In the United States, after an election of questionable democratic validity in 2000, George W. Bush filled his cabinet with members of a think tank known as the Project for a New American Century, which lobbied for the invasion of Iraq on behalf of a group of individuals with an economic interest in doing so. After the September 11 attacks, this administration used the political momentum to start an illegal war. Their crimes didn't stop there. Torture became commonplace in the name of fighting terrorism, both by the hands of our own military and intelligence officers and by our foreign allies with our knowledge.

Among those of us who believe torture should not be U.S. policy, the 2008 election became the focus of an important discussion to decide something which is a fundamental question into the nature of our democracy: do we open up a can of worms and punish war crimes, or do we attempt to move on for the sake of stability?

In the U.S., against the wishes of many of their constituents, the Democratic Party leadership and Obama himself decided before Bush’s term ended that impeachment was off the table, and afterward that our policy was to look forward, not backward.
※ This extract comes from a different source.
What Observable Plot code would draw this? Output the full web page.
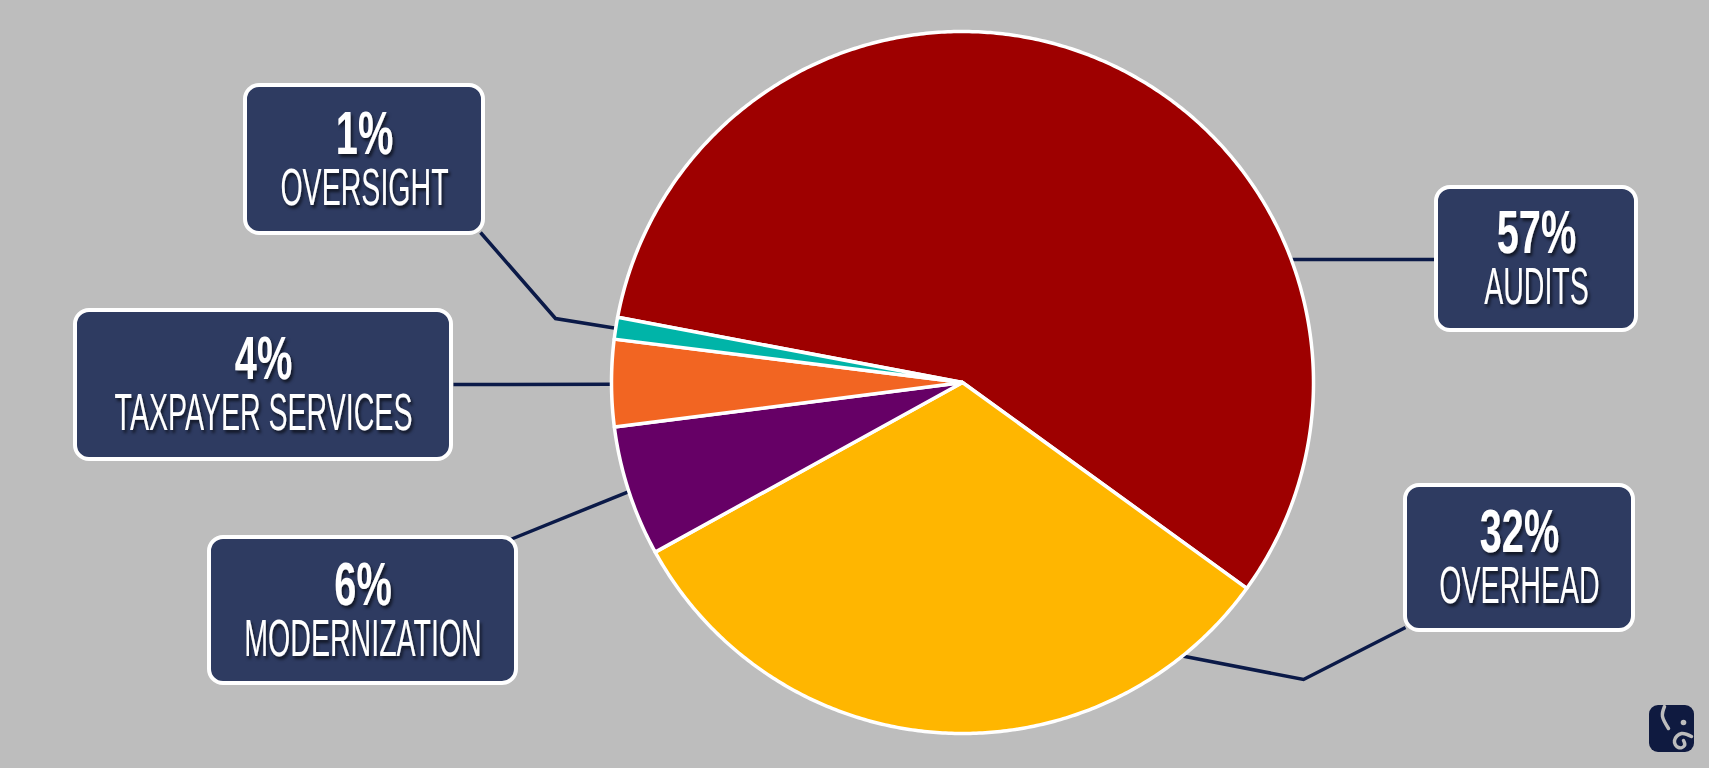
<!DOCTYPE html>
<html>
<head>
<meta charset="utf-8">
<script src="https://cdn.jsdelivr.net/npm/d3@7"></script>
<script src="https://cdn.jsdelivr.net/npm/@observablehq/plot@0.6"></script>
<style>
  html, body { margin: 0; padding: 0; background: #bdbdbd; }
  #chart { width: 1709px; height: 768px; }
</style>
</head>
<body>
<div id="chart"></div>
<script>
// ---------- data ----------
const categories = ["Audits", "Overhead", "Modernization", "Taxpayer Services", "Oversight"];
const shares = [57, 32, 6, 4, 1];
const pctLabels = ["57%", "32%", "6%", "4%", "1%"];
const nameLabels = ["AUDITS", "OVERHEAD", "MODERNIZATION", "TAXPAYER SERVICES", "OVERSIGHT"];
const sliceColors = ["#9e0000", "#ffb600", "#660066", "#f26522", "#00b4a8"];

// ---------- layout (annotation placement, not data) ----------
const W = 1709, H = 768;
const pieCx = 962, pieCy = 382, pieR = 351, pieStartDeg = -79.3;
const boxCenterX = [1536, 1519, 362.5, 263, 364];
const boxCenterY = [258.5, 557.5, 610, 384.5, 159];
const boxWidth = [200, 228, 307, 376, 238];
const boxHeight = [143, 145, 146, 149, 148];
const leaderAngleDeg = [69.5, 141.2, null, 269.7, null];     // null => slice mid-angle
const leaderElbow = [null, [1303, 679], null, null, [555, 318]];
const leaderEnd = [[1434, 259], [1405, 627], [510, 539], [453, 384], [480, 232]];

// ---------- build pie geometry through d3.pie ----------
const toRad = d => d * Math.PI / 180;
const arcs = d3.pie().sort(null).value(d => d)
  .startAngle(toRad(pieStartDeg)).endAngle(toRad(pieStartDeg) + 2 * Math.PI)(shares);

const px = a => pieCx + pieR * Math.sin(a);
const py = a => pieCy - pieR * Math.cos(a);

const slicePts = [];
arcs.forEach((a, i) => {
  const name = categories[i];
  slicePts.push({name, x: pieCx, y: pieCy});
  const n = Math.max(4, Math.ceil((a.endAngle - a.startAngle) / toRad(0.5)));
  for (let k = 0; k <= n; k++) {
    const t = a.startAngle + (a.endAngle - a.startAngle) * k / n;
    slicePts.push({name, x: px(t), y: py(t)});
  }
  slicePts.push({name, x: pieCx, y: pieCy});
});

const leaderPts = [];
arcs.forEach((a, i) => {
  const ang = leaderAngleDeg[i] == null ? (a.startAngle + a.endAngle) / 2 : toRad(leaderAngleDeg[i]);
  leaderPts.push({id: i, x: px(ang), y: py(ang)});
  if (leaderElbow[i]) leaderPts.push({id: i, x: leaderElbow[i][0], y: leaderElbow[i][1]});
  leaderPts.push({id: i, x: leaderEnd[i][0], y: leaderEnd[i][1]});
});

const boxes = categories.map((c, i) => ({
  name: c, pct: pctLabels[i], label: nameLabels[i],
  cx: boxCenterX[i], cy: boxCenterY[i],
  x1: boxCenterX[i] - boxWidth[i] / 2, x2: boxCenterX[i] + boxWidth[i] / 2,
  y1: boxCenterY[i] - boxHeight[i] / 2, y2: boxCenterY[i] + boxHeight[i] / 2
}));

// logo (decoration)
const logo = [{x1: 1649, x2: 1694, y1: 705, y2: 752}];
const logoEar = [{x: 1664, y: 706}, {x: 1662, y: 716}, {x: 1668, y: 728}];
const logoTrunk = [{x: 1691, y: 736}, {x: 1681, y: 733}, {x: 1674, y: 740}, {x: 1678, y: 747}, {x: 1684, y: 745}, {x: 1683, y: 740}];

const font = "'Liberation Sans', Arial, sans-serif";

const chart = Plot.plot({
  width: W, height: H,
  margin: 0,
  style: {background: "#bdbdbd", overflow: "visible"},
  x: {domain: [0, W], range: [0, W], axis: null},
  y: {domain: [0, H], range: [0, H], axis: null},
  color: {domain: categories, range: sliceColors},
  marks: [
    Plot.line(leaderPts, {x: "x", y: "y", z: "id", stroke: "#0b1a48", strokeWidth: 3.5, strokeLinecap: "butt", strokeLinejoin: "miter", strokeMiterlimit: 4}),
    Plot.line(slicePts, {x: "x", y: "y", z: "name", fill: "name", stroke: "white", strokeWidth: 3.5, strokeLinejoin: "round"}),
    Plot.rect(boxes, {x1: "x1", x2: "x2", y1: "y1", y2: "y2", fill: "#2e3b61", stroke: "white", strokeWidth: 4, rx: 14}),
    Plot.text(boxes, {x: "cx", y: "cy", dy: -6, text: "pct", fill: "white", fontSize: 62, fontWeight: "bold", fontFamily: font, textAnchor: "middle", lineAnchor: "bottom", ariaDescription: "pct"}),
    Plot.text(boxes, {x: "cx", y: "cy", dy: 45, text: "label", fill: "white", fontSize: 51, fontWeight: "normal", fontFamily: font, textAnchor: "middle", lineAnchor: "bottom", ariaDescription: "name"}),
    Plot.rect(logo, {x1: "x1", x2: "x2", y1: "y1", y2: "y2", fill: "#0f1a40", rx: 9}),
    Plot.line(logoEar, {x: "x", y: "y", stroke: "#bdbdbd", strokeWidth: 3.5, curve: "natural"}),
    Plot.line(logoTrunk, {x: "x", y: "y", stroke: "#bdbdbd", strokeWidth: 3.5, curve: "natural"}),
    Plot.dot([{x: 1683, y: 722}], {x: "x", y: "y", r: 2.8, fill: "#bdbdbd"})
  ]
});

document.getElementById("chart").appendChild(chart);

// text shadow + condensing (the reference uses a tall condensed typeface)
const svg = d3.select(chart);
const defs = svg.insert("defs", ":first-child");
const f = defs.append("filter").attr("id", "txtshadow").attr("x", "-20%").attr("y", "-20%").attr("width", "140%").attr("height", "150%");
f.append("feDropShadow").attr("dx", 2).attr("dy", 3).attr("stdDeviation", 1.5).attr("flood-color", "#000").attr("flood-opacity", 0.6);

function condense(desc, factor) {
  svg.selectAll(`g[aria-description="${desc}"]`).attr("filter", "url(#txtshadow)");
  svg.selectAll(`g[aria-description="${desc}"] text`).each(function() {
    const w = this.getComputedTextLength();
    this.setAttribute("textLength", (w * factor).toFixed(1));
    this.setAttribute("lengthAdjust", "spacingAndGlyphs");
  });
}
condense("pct", 0.64);
condense("name", 0.56);
</script>
</body>
</html>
And when the ghost of Latin American military dictatorships came back to haunt us in the form of a military coup in Honduras, Kirchner led the rest of Latin America in pressuring them to reinstate democracy and in refusing to recognize their illegal government, while Secretary of State Hillary Clinton traveled Latin America on behalf of Obama's State Department not to support them in their fight for democracy, but to ask them, pressure them, and even threaten them to try to convince them to recognize the new government of Honduras and ignore the human rights violations committed there.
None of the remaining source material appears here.